Pen and Paper Revolutionaries: Down and Dirty in Chernobyl

While some professors are enacting change in an abstract, cerebral sense, at least one Harvard academic is getting his hands
By Meghan M. Dolan and Humberto Duarte

While some professors are enacting change in an abstract, cerebral sense, at least one Harvard academic is getting his hands dirty in the real world. Mallinckrodt Research Professor of Physics Richard Wilson is applying his research in the field of radiating and ionizing particles to the environmental problems of disaster-ridden countries such as Bangladesh and Chernobyl.

Since his first visit in February 1987, the year after the famous nuclear accident, Wilson has made a dozen trips to Chernobyl. He examined the affects of the radiation crisis first-hand and was appalled at the inaccuracies that were being published. “The [radiation] levels reported in the American media made no sense,” he says. “It’s incredible what non-technical people will believe.” Using Russian reports, Wilson was able to determine the true extent of the crisis. In 1988, he made a documentary, Back to Chernobyl, which aired on public television.
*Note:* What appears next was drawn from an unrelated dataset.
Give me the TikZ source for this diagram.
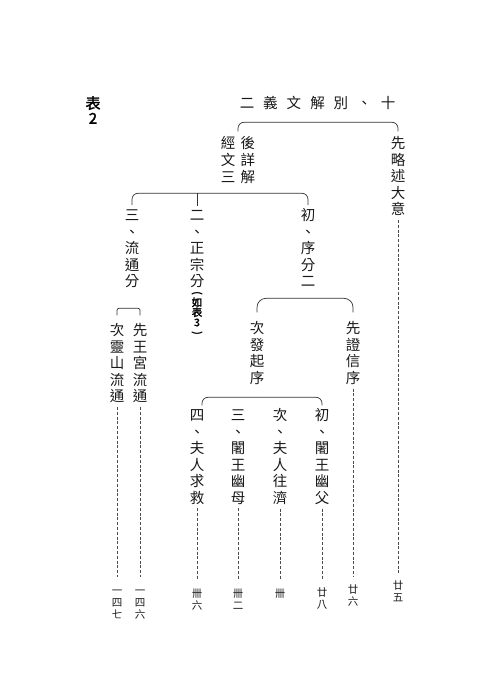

Wilson has continued to work with needy countries. Currently, his focus is the arsenic contamination crisis in Bangladesh. According to Wilson, Bangladeshi wells are contaminated, the government is paralyzed by its own problem and international calls for help have gone unanswered for seven years. “I decided to work independently, with a small group with a small amount of money and demonstrate what could be done,” Wilson says. “It’s been the worst man-made environmental disaster in the world, probably 50 to 100 times more disastrous than Chernobyl.”

Wilson has personally contributed $10,000 to the Bangladeshi sanitation effort, and he has also helped on-the-ground rehabilitation programs. He is modest about what he has accomplished. “You just have to organize it,” Wilson says, “you think it’s going to be hard until you actually just do it.”

Wilson’s environmental concerns are not all overseas. “One of the biggest issues I’ve noticed at Harvard is the waste of electrical energy needlessly,” Wilson says. At his request, the windows of the Jefferson/Lyman science building at Harvard were changed to double-paned in order to be more energy resourceful, and many other buildings soon followed suit.

Though he retired from teaching a few years ago, Wilson still teaches a freshman seminar called “Quantitative Methods in Public Policy Decisions.”

History Professor John Womack said Wilson maintains an influence among the Harvard faculty. “He’s not afraid to say anything,” Womack says, “and that makes him very valuable if trying to find truth and honest opinion about something.” To change the tenor of academic debate is one thing; Wilson is using theory to improve the quality of people’s lives.